— Start of INFORMATION PROVIDED —

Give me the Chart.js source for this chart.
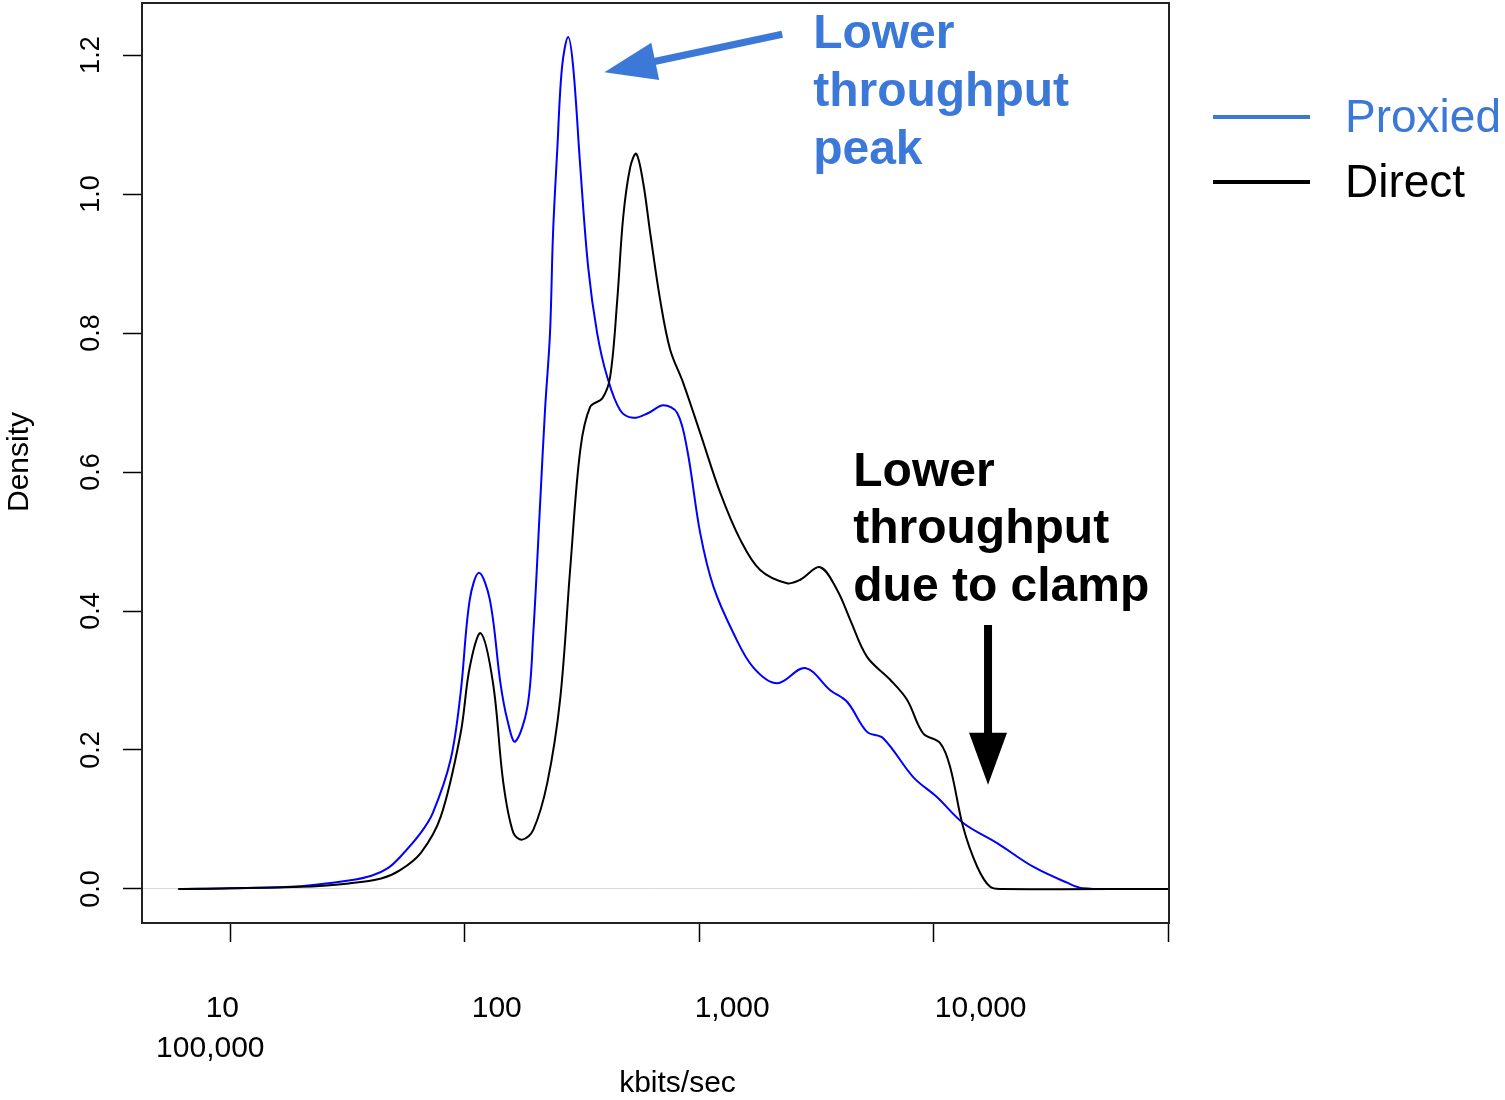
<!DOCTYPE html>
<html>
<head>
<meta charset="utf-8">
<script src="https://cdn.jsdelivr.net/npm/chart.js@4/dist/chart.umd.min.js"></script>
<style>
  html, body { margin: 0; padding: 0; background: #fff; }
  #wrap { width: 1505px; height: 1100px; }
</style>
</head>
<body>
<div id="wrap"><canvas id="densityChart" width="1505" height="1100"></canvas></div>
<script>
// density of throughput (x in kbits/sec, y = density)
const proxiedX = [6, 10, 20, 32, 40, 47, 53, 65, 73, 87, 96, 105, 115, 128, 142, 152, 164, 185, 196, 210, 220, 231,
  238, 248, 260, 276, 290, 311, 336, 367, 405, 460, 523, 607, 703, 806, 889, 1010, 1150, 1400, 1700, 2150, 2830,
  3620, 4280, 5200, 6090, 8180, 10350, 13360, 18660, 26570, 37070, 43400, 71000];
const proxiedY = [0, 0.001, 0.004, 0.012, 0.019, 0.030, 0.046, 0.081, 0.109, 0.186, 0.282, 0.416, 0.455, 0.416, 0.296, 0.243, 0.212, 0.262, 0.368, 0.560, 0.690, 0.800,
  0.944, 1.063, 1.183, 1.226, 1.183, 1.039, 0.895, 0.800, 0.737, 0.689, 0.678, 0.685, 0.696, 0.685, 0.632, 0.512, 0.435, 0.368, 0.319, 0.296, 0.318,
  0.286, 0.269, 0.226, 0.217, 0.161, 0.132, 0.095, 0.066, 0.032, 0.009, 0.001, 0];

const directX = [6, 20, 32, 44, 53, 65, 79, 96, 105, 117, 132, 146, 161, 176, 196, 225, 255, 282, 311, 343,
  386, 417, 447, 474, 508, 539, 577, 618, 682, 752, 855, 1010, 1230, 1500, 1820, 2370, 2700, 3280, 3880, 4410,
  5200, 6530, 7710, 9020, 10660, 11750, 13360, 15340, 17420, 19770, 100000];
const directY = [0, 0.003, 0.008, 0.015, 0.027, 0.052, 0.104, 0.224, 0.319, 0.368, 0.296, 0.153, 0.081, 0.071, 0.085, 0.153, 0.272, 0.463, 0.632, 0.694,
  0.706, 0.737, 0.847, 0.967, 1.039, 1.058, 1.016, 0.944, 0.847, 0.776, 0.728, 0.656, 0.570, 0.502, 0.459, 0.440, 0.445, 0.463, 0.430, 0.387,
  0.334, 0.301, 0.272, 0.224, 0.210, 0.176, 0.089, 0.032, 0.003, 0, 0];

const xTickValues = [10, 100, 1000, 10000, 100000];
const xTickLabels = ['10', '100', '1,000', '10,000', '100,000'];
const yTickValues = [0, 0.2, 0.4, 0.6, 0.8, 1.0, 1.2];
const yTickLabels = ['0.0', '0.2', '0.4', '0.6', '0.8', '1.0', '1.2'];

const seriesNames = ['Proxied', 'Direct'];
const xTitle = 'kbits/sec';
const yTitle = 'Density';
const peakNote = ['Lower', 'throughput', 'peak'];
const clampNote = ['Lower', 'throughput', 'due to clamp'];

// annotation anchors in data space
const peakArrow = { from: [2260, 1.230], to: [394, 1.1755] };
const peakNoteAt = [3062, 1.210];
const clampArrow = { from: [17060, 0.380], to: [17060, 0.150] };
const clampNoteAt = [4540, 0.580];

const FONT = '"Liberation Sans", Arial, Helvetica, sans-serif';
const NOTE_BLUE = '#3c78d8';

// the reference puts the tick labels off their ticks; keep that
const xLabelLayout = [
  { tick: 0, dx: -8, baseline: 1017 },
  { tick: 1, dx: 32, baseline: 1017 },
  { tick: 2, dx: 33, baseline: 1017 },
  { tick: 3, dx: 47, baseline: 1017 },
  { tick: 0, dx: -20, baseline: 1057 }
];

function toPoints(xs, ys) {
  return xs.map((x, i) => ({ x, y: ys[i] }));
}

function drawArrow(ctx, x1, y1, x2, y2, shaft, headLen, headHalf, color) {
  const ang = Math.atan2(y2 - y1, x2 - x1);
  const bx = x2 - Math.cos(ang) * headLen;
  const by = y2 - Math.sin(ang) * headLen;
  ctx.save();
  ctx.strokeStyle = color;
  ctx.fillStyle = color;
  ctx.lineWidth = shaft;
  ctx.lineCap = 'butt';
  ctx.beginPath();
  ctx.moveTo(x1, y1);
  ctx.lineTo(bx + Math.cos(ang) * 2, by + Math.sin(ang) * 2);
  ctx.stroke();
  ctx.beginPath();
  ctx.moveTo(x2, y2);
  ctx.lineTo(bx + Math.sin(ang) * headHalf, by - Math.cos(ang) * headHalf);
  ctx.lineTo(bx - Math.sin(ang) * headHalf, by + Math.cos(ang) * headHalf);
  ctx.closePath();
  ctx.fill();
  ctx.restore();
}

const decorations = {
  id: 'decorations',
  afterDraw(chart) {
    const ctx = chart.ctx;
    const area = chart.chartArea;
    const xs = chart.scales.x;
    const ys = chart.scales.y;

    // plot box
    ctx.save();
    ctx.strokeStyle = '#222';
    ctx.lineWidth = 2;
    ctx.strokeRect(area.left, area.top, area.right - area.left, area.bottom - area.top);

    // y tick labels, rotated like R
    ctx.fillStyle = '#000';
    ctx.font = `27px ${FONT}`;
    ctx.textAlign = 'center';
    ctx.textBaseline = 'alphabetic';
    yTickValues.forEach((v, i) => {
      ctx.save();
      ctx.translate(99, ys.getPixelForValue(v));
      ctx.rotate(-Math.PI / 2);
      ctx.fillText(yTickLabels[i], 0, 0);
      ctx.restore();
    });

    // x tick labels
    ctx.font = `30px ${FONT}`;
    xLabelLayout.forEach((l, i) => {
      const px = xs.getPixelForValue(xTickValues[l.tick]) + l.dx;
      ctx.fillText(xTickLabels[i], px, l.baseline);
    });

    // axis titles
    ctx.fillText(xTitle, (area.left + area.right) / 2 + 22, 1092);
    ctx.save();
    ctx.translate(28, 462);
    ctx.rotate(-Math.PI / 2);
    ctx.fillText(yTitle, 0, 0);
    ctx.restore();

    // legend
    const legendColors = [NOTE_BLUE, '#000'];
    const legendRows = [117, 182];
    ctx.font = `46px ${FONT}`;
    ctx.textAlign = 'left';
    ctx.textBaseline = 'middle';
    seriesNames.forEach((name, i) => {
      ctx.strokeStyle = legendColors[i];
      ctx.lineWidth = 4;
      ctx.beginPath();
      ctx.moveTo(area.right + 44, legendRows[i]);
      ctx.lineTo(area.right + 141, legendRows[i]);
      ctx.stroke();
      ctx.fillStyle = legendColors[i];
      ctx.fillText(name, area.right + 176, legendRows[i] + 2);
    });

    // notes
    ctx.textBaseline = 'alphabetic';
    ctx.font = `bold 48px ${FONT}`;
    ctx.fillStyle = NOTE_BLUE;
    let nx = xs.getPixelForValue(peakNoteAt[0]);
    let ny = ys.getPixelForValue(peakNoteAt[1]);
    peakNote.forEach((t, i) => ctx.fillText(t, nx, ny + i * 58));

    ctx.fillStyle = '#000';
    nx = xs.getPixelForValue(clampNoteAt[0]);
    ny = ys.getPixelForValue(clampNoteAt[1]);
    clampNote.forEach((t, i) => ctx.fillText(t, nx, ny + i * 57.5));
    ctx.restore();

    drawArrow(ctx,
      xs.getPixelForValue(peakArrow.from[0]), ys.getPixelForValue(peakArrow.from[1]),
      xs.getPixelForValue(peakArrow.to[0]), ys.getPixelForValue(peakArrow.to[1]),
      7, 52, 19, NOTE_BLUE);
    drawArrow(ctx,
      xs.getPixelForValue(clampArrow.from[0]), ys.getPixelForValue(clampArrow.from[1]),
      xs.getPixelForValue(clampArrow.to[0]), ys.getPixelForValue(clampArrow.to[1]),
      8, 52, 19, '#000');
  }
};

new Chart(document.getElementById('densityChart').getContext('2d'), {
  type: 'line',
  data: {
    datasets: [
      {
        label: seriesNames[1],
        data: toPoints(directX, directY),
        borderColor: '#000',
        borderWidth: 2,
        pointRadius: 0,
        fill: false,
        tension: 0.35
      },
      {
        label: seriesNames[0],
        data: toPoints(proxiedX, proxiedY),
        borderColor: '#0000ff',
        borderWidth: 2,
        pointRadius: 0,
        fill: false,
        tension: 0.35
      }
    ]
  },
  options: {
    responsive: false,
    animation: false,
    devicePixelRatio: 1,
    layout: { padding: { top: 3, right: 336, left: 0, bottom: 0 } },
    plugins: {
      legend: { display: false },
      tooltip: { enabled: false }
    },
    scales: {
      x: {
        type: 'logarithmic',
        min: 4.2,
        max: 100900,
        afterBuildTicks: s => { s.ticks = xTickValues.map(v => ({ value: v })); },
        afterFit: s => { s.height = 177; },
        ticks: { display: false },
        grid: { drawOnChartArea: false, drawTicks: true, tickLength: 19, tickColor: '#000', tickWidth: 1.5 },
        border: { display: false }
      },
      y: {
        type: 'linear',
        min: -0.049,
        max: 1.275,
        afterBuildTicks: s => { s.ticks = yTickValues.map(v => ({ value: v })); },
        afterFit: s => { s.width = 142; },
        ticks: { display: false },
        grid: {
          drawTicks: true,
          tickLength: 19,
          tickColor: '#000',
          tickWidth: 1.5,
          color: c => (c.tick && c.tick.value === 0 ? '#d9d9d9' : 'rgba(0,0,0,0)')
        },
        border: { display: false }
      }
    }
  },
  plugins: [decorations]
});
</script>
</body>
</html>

— End of INFORMATION PROVIDED —

▶ _EXERCISE_: Begin at the first line of the data above and repeat each line exactly, stopping after the line containing "0.009, 0.001, 0];". Omit the pictures.

▶ _RESPONSE TO THIS TASK_:
Give me the Chart.js source for this chart.
<!DOCTYPE html>
<html>
<head>
<meta charset="utf-8">
<script src="https://cdn.jsdelivr.net/npm/chart.js@4/dist/chart.umd.min.js"></script>
<style>
  html, body { margin: 0; padding: 0; background: #fff; }
  #wrap { width: 1505px; height: 1100px; }
</style>
</head>
<body>
<div id="wrap"><canvas id="densityChart" width="1505" height="1100"></canvas></div>
<script>
// density of throughput (x in kbits/sec, y = density)
const proxiedX = [6, 10, 20, 32, 40, 47, 53, 65, 73, 87, 96, 105, 115, 128, 142, 152, 164, 185, 196, 210, 220, 231,
  238, 248, 260, 276, 290, 311, 336, 367, 405, 460, 523, 607, 703, 806, 889, 1010, 1150, 1400, 1700, 2150, 2830,
  3620, 4280, 5200, 6090, 8180, 10350, 13360, 18660, 26570, 37070, 43400, 71000];
const proxiedY = [0, 0.001, 0.004, 0.012, 0.019, 0.030, 0.046, 0.081, 0.109, 0.186, 0.282, 0.416, 0.455, 0.416, 0.296, 0.243, 0.212, 0.262, 0.368, 0.560, 0.690, 0.800,
  0.944, 1.063, 1.183, 1.226, 1.183, 1.039, 0.895, 0.800, 0.737, 0.689, 0.678, 0.685, 0.696, 0.685, 0.632, 0.512, 0.435, 0.368, 0.319, 0.296, 0.318,
  0.286, 0.269, 0.226, 0.217, 0.161, 0.132, 0.095, 0.066, 0.032, 0.009, 0.001, 0];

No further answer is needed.